» **What you are asked to do**
Copy the lines of the data below exactly, starting at the first and stopping after the line that contains "const gridYValues = [-2,-1,0,1,2];"; include no pictures.

※

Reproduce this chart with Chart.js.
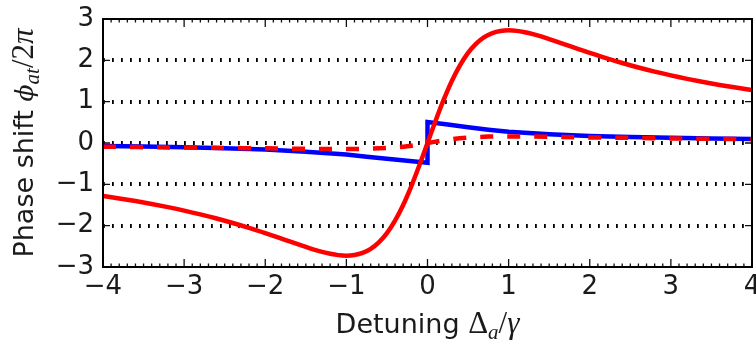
<!DOCTYPE html>
<html><head><meta charset="utf-8">
<script src="https://cdn.jsdelivr.net/npm/chart.js@4.4.0/dist/chart.umd.min.js"></script>
<style>html,body{margin:0;padding:0;background:#fff;}</style>
</head><body>
<canvas id="c" width="756" height="345"></canvas>
<script>
// ---- data ----
const redX = [-4,-3.8,-3.6,-3.4,-3.2,-3,-2.8,-2.6,-2.4,-2.2,-2,-1.9,-1.8,-1.7,-1.6,-1.5,-1.4,-1.3,-1.2,-1.1,-1,-0.9,-0.8,-0.7,-0.6,-0.5,-0.4,-0.3,-0.2,-0.1,0,0.1,0.2,0.3,0.4,0.5,0.6,0.7,0.8,0.9,1,1.1,1.2,1.3,1.4,1.5,1.6,1.7,1.8,1.9,2,2.2,2.4,2.6,2.8,3,3.2,3.4,3.6,3.8,4];
const redY = [-1.282,-1.341,-1.405,-1.475,-1.552,-1.635,-1.726,-1.826,-1.935,-2.053,-2.180,-2.246,-2.314,-2.382,-2.449,-2.515,-2.578,-2.634,-2.680,-2.713,-2.725,-2.710,-2.659,-2.560,-2.404,-2.180,-1.879,-1.500,-1.048,-0.540,0,0.540,1.048,1.500,1.879,2.180,2.404,2.560,2.659,2.710,2.725,2.713,2.680,2.634,2.578,2.515,2.449,2.382,2.314,2.246,2.180,2.053,1.935,1.826,1.726,1.635,1.552,1.475,1.405,1.341,1.282];
const blueX = [-4,-3.5,-3,-2.5,-2,-1.5,-1,-0.75,-0.5,-0.25,0,0,0.25,0.5,0.75,1,1.5,2,2.5,3,3.5,4];
const blueY = [-0.07,-0.085,-0.10,-0.13,-0.16,-0.21,-0.28,-0.33,-0.38,-0.43,-0.48,0.51,0.45,0.38,0.32,0.27,0.21,0.17,0.145,0.125,0.11,0.095];
const dashX = [-4,-3.5,-3,-2.5,-2,-1.5,-1,-0.75,-0.5,-0.25,0,0.25,0.5,0.75,1,1.5,2,2.5,3,3.5,4];
const dashY = [-0.09,-0.10,-0.11,-0.12,-0.13,-0.14,-0.145,-0.14,-0.12,-0.08,0,0.08,0.13,0.155,0.16,0.15,0.135,0.125,0.11,0.10,0.09];
const xTicks = [-4,-3,-2,-1,0,1,2,3,4];
const yTicks = [-3,-2,-1,0,1,2,3];
const gridYValues = [-2,-1,0,1,2];

const pts = (xs, ys) => xs.map((x, i) => ({x, y: ys[i]}));
const fmt = v => (v < 0 ? '\u2212' + Math.abs(v) : String(v));

const SANS = '"DejaVu Sans"';
const SERIF = '"Liberation Serif", "DejaVu Serif"';
const DSERIF = '"DejaVu Serif"';

function drawRich(ctx, parts, cx, baseY) {
  let w = 0;
  parts.forEach(p => { ctx.font = p.f; p.w = ctx.measureText(p.t).width; w += p.w + (p.sp || 0); });
  let x = cx - w / 2;
  ctx.textAlign = 'left';
  ctx.textBaseline = 'alphabetic';
  parts.forEach(p => { ctx.font = p.f; ctx.fillText(p.t, x, baseY + (p.dy || 0)); x += p.w + (p.sp || 0); });
}

const decor = {
  id: 'decor',
  beforeDatasetsDraw(chart) {
    const {ctx, chartArea: a, scales: {y}} = chart;
    ctx.save();
    ctx.strokeStyle = '#000';
    ctx.lineWidth = 4;
    ctx.setLineDash([1.8, 7.2]);
    gridYValues.forEach(v => {
      const py = Math.round(y.getPixelForValue(v));
      ctx.beginPath(); ctx.moveTo(a.left, py); ctx.lineTo(a.right, py); ctx.stroke();
    });
    ctx.restore();
  },
  afterDatasetsDraw(chart) {
    const {ctx, chartArea: a, scales: {x, y}} = chart;
    ctx.save();
    ctx.strokeStyle = '#111';
    ctx.lineWidth = 1.3;
    ctx.beginPath();
    for (let i = -40; i <= 40; i++) {
      const px = x.getPixelForValue(i / 10);
      const len = (i % 10 === 0) ? 8 : 3.5;
      ctx.moveTo(px, a.bottom); ctx.lineTo(px, a.bottom - len);
      ctx.moveTo(px, a.top); ctx.lineTo(px, a.top + len);
    }
    yTicks.forEach(v => {
      const py = y.getPixelForValue(v);
      ctx.moveTo(a.left, py); ctx.lineTo(a.left + 7, py);
      ctx.moveTo(a.right, py); ctx.lineTo(a.right - 7, py);
    });
    ctx.stroke();
    ctx.lineWidth = 2;
    ctx.strokeStyle = '#000';
    ctx.strokeRect(a.left, a.top, a.right - a.left, a.bottom - a.top);
    ctx.restore();
  },
  afterDraw(chart) {
    const {ctx, chartArea: a} = chart;
    ctx.save();
    ctx.fillStyle = '#1a1a1a';
    drawRich(ctx, [
      {t: 'Detuning ', f: '27px ' + SANS},
      {t: '\u0394', f: '31px ' + SERIF},
      {t: 'a', f: 'italic 21px ' + SERIF, dy: 6},
      {t: '/', f: '31px ' + SERIF},
      {t: '\u03B3', f: 'italic 31px ' + SERIF}
    ], (a.left + a.right) / 2, 333);
    ctx.translate(33, (a.top + a.bottom) / 2);
    ctx.rotate(-Math.PI / 2);
    drawRich(ctx, [
      {t: 'Phase shift ', f: '27px ' + SANS},
      {t: '\u03D5', f: 'italic 25px ' + DSERIF},
      {t: 'at', f: 'italic 21px ' + SERIF, dy: 6},
      {t: '/2', f: '31px ' + SERIF},
      {t: '\u03C0', f: 'italic 31px ' + SERIF}
    ], 0, 0);
    ctx.restore();
  }
};

new Chart(document.getElementById('c'), {
  type: 'line',
  data: {
    datasets: [
      {label: 'red', data: pts(redX, redY), borderColor: '#ff0000', borderWidth: 4.5, pointRadius: 0, cubicInterpolationMode: 'monotone', order: 0},
      {label: 'red dashed', data: pts(dashX, dashY), borderColor: '#ff0000', borderWidth: 4.5, borderDash: [13, 14], pointRadius: 0, cubicInterpolationMode: 'monotone', order: 1},
      {label: 'blue', data: pts(blueX, blueY), borderColor: '#0000ff', borderWidth: 4.5, pointRadius: 0, tension: 0, order: 2}
    ]
  },
  options: {
    responsive: false,
    devicePixelRatio: 1,
    animation: false,
    layout: {padding: {top: 19, right: 4, left: 0, bottom: 0}},
    plugins: {legend: {display: false}, tooltip: {enabled: false}},
    scales: {
      x: {
        type: 'linear', min: -4, max: 4,
        afterBuildTicks: s => { s.ticks = xTicks.map(v => ({value: v})); },
        ticks: {font: {family: 'DejaVu Sans', size: 26}, color: '#1a1a1a', padding: 5, maxRotation: 0, autoSkip: false, callback: v => fmt(v)},
        grid: {display: false, drawTicks: false},
        border: {display: false},
        afterFit: s => { s.height = 78; s.paddingLeft = 0; s.paddingRight = 0; }
      },
      y: {
        type: 'linear', min: -3, max: 3,
        afterBuildTicks: s => { s.ticks = yTicks.map(v => ({value: v})); },
        ticks: {font: {family: 'DejaVu Sans', size: 26}, color: '#1a1a1a', padding: 9, autoSkip: false, callback: v => fmt(v)},
        grid: {display: false, drawTicks: false},
        border: {display: false},
        afterFit: s => { s.width = 103; s.paddingTop = 0; s.paddingBottom = 0; }
      }
    }
  },
  plugins: [decor]
});
</script>
</body></html>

※

» **Completed exercise**
Reproduce this chart with Chart.js.
<!DOCTYPE html>
<html><head><meta charset="utf-8">
<script src="https://cdn.jsdelivr.net/npm/chart.js@4.4.0/dist/chart.umd.min.js"></script>
<style>html,body{margin:0;padding:0;background:#fff;}</style>
</head><body>
<canvas id="c" width="756" height="345"></canvas>
<script>
// ---- data ----
const redX = [-4,-3.8,-3.6,-3.4,-3.2,-3,-2.8,-2.6,-2.4,-2.2,-2,-1.9,-1.8,-1.7,-1.6,-1.5,-1.4,-1.3,-1.2,-1.1,-1,-0.9,-0.8,-0.7,-0.6,-0.5,-0.4,-0.3,-0.2,-0.1,0,0.1,0.2,0.3,0.4,0.5,0.6,0.7,0.8,0.9,1,1.1,1.2,1.3,1.4,1.5,1.6,1.7,1.8,1.9,2,2.2,2.4,2.6,2.8,3,3.2,3.4,3.6,3.8,4];
const redY = [-1.282,-1.341,-1.405,-1.475,-1.552,-1.635,-1.726,-1.826,-1.935,-2.053,-2.180,-2.246,-2.314,-2.382,-2.449,-2.515,-2.578,-2.634,-2.680,-2.713,-2.725,-2.710,-2.659,-2.560,-2.404,-2.180,-1.879,-1.500,-1.048,-0.540,0,0.540,1.048,1.500,1.879,2.180,2.404,2.560,2.659,2.710,2.725,2.713,2.680,2.634,2.578,2.515,2.449,2.382,2.314,2.246,2.180,2.053,1.935,1.826,1.726,1.635,1.552,1.475,1.405,1.341,1.282];
const blueX = [-4,-3.5,-3,-2.5,-2,-1.5,-1,-0.75,-0.5,-0.25,0,0,0.25,0.5,0.75,1,1.5,2,2.5,3,3.5,4];
const blueY = [-0.07,-0.085,-0.10,-0.13,-0.16,-0.21,-0.28,-0.33,-0.38,-0.43,-0.48,0.51,0.45,0.38,0.32,0.27,0.21,0.17,0.145,0.125,0.11,0.095];
const dashX = [-4,-3.5,-3,-2.5,-2,-1.5,-1,-0.75,-0.5,-0.25,0,0.25,0.5,0.75,1,1.5,2,2.5,3,3.5,4];
const dashY = [-0.09,-0.10,-0.11,-0.12,-0.13,-0.14,-0.145,-0.14,-0.12,-0.08,0,0.08,0.13,0.155,0.16,0.15,0.135,0.125,0.11,0.10,0.09];
const xTicks = [-4,-3,-2,-1,0,1,2,3,4];
const yTicks = [-3,-2,-1,0,1,2,3];
const gridYValues = [-2,-1,0,1,2];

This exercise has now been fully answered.